Ivaldo Lemos Junior
Procurador de justiça do MPDFT
A pergunta do título está no imaginário popular, consumado por duas palavras terríveis, uma delas gramaticalmente incorreta, proferidas por algum policial, civil ou militar, ou mesmo por “qualquer do povo”, nos ditames do artigo 301 do CPP: “teje preso”. O tema também pertence ao mundo técnico dos profissionais. É comum se perguntar em audiência quem deu voz de prisão ou quem foi o condutor do flagrante, essa pesquisa é potencialmente útil para a defesa, que fica sempre à espreita, alimentando a ratoeira da nulidade. Mas a acusação também precisa definir com clareza a dinâmica dos fatos, depurando o conteúdo do depoimento do agente que acumula as funções de policial e de testemunha na primeira pessoa do plural – “nós vimos”, “nós entramos na casa” --, sendo que o verbo ver só pode aqui ser conjugado na primeira pessoa do singular.

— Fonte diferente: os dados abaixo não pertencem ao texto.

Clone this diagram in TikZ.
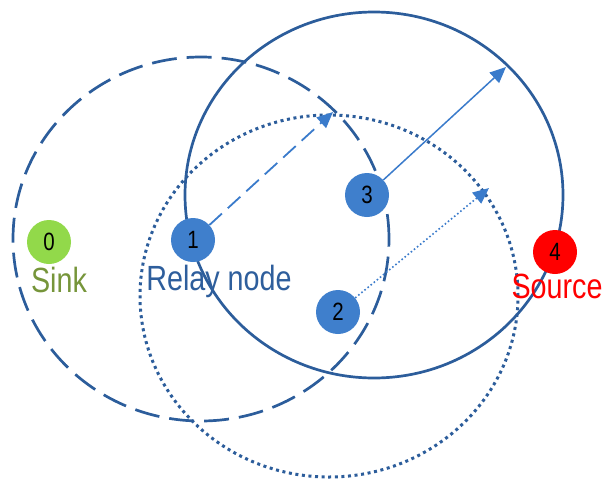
\documentclass[tikz,border=0pt]{standalone}
\usepackage{fontspec}
\setmainfont{Liberation Sans}[FakeStretch=0.82]
\usetikzlibrary{arrows.meta}
\definecolor{ringblue}{HTML}{2C5D9B}
\definecolor{nodeblue}{HTML}{3F7FCC}
\definecolor{arrowblue}{HTML}{3A7BCB}
\definecolor{sinkgreen}{HTML}{92D94A}
\definecolor{sinktext}{HTML}{76953A}
\definecolor{relaytext}{HTML}{2E5E9C}

\begin{document}
\begin{tikzpicture}[x = 1pt, y = -1pt,
    ring/.style = {ringblue, line width = 2.7pt},
    sensor/.style = {circle, minimum size = 44pt, inner sep = 0pt,
      font = \fontsize{25}{25}\selectfont},
    tag/.style = {anchor = base, inner sep = 0pt, font = \fontsize{35}{35}\selectfont},
    reach/.style = {arrowblue, -{Triangle[length = 16pt, width = 14pt]}}]
    \useasboundingbox (0,0) rectangle (612,482);
    % transmission ranges
    \draw [ring, dash pattern = on 25pt off 10pt] (201,239) ellipse [x radius = 188pt, y radius = 182pt];
    \draw [ring] (374,195) ellipse [x radius = 189pt, y radius = 183pt];
    \draw [ring, line width = 3pt, dash pattern = on 3pt off 3.6pt] (329,296) ellipse [x radius = 189pt, y radius = 181pt];
    \node [tag, sinktext] (sink) at (59,292) {Sink};
    \node [tag, relaytext] (relay) at (219,290) {Relay node};
    \node [tag, red] (source) at (557,298) {Source};
    \coordinate (t1) at (333,112);
    \coordinate (t2) at (489,188);
    \coordinate (t3) at (506,67);
    \node [sensor, fill = sinkgreen] (n0) at (49,242) {0};
    \node [sensor, fill = nodeblue] (n1) at (193,240) {1};
    \node [sensor, fill = nodeblue] (n2) at (338,312) {2};
    \node [sensor, fill = nodeblue] (n3) at (367,195) {3};
    \node [sensor, fill = red] (n4) at (555,252) {4};
    \draw [reach, line width = 1.8pt, dash pattern = on 17pt off 8pt] (n1) -- (t1);
    \draw [reach, line width = 1.6pt, dash pattern = on 1.6pt off 2.4pt] (n2) -- (t2);
    \draw [reach, line width = 1.5pt] (n3) -- (t3);
\end{tikzpicture}
\end{document}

O momento é agudo: um ser humano está sendo privado de um bem elementar, a liberdade física, talvez pela primeira, talvez pela única vez em sua vida. Mesmo para os mais experimentados, isso jamais deixa de ser um constrangimento, o que só se admite com o máximo de respeito à legalidade. Ou então a prisão decorre de ordem judicial e os caminhos são diferentes mas o desfecho não é menos dramático: o cumprimento do mandado se dá de manhã cedo, quando o sujeito ainda está adormecido, seus familiares entrarão em polvorosa, os vizinhos verão e comentarão o vexame, a casa será revirada com pouca cerimônia e pouquíssima delicadeza. Tanto o flagrante quanto o mandado se submetem a audiência de custódia, e esta última terá o escopo duplo de verificar se as ferramentas foram até então bem utilizadas (juízo retrospectivo), como também avaliar o quanto a manutenção da prisão é necessária (juízo prognóstico).
Mas isso é outro assunto, vamos nos concentrar no flagrante. Ao ser colocado em um camburão ou “detido” em um corredor de delegacia, o sujeito não está juridicamente preso. Já está em curso um ataque ao ir e vir pessoal, isso é óbvio, não há como ele se desalgemar e ir embora “sponte sua”. Seu corpo está por inteiro à disposição do Estado.
Acontece a prisão em flagrante não é um ato e sim um procedimento. Não é algo simples, direto, instantâneo, e sim complexo, que apenas teve início na rua e que deve ser consolidado na delegacia (ou melhor, na audiência de custódia), com a formalização da cautela. Nem sempre isso acontece. O delegado pode entender que não houve crime e liberar a pessoa – o que galvaniza conflitos entre as duas Polícias; a Militar tem dificuldade de absorver a hipótese, mas a Civil não é obrigada a concordar com a compreensão do material que lhe chegou ao conhecimento. Isso também não significa necessariamente que a PM agiu de modo abusivo pois, além de haver um jogo de interpretação da realidade, sua função institucional não consiste somente em de prender criminosos, mas sobretudo garantir a ordem pública, e talvez uma maneira de fazê-lo seja subtraindo brevemente a liberdade de alguém, como em uma baderna coletiva, um quebra quebra, algo desse tipo.
Portanto, além do gramaticalmente incorreto “teje”, há o juridicamente inconsistente “preso”. É fácil afirmar que qualquer pessoa pode dar voz de prisão ao sujeito que está correndo na rua, aos gritos de “pega ladrão”. Às vezes o ladrão é alcançado e amarrado em um poste (ou ele mesmo facilita tudo ao ficar entalado em uma grade ou uma churrasqueira). Mas a Polícia será acionada para tomar as providências a partir daí. Populares colaboram com as autoridades, nesse contexto, mas na base de um lance de aprendiz de feiticeiro, ou seja, uma detenção de fato, no aguardo das medidas ulteriores cabíveis. Agressões de populares ao ladrão também são ilícitas, mas acabam se perdendo e escapam à responsabilização; o sistema tem lá suas vistas grossas.
Tão patético quanto o ladrão que fica entalado -- ou o assaltante que, com arma em punho, vocifera determinações e as vítimas caem na risada -- é o popular que anuncia um “teje preso” inviável de ser concretizado.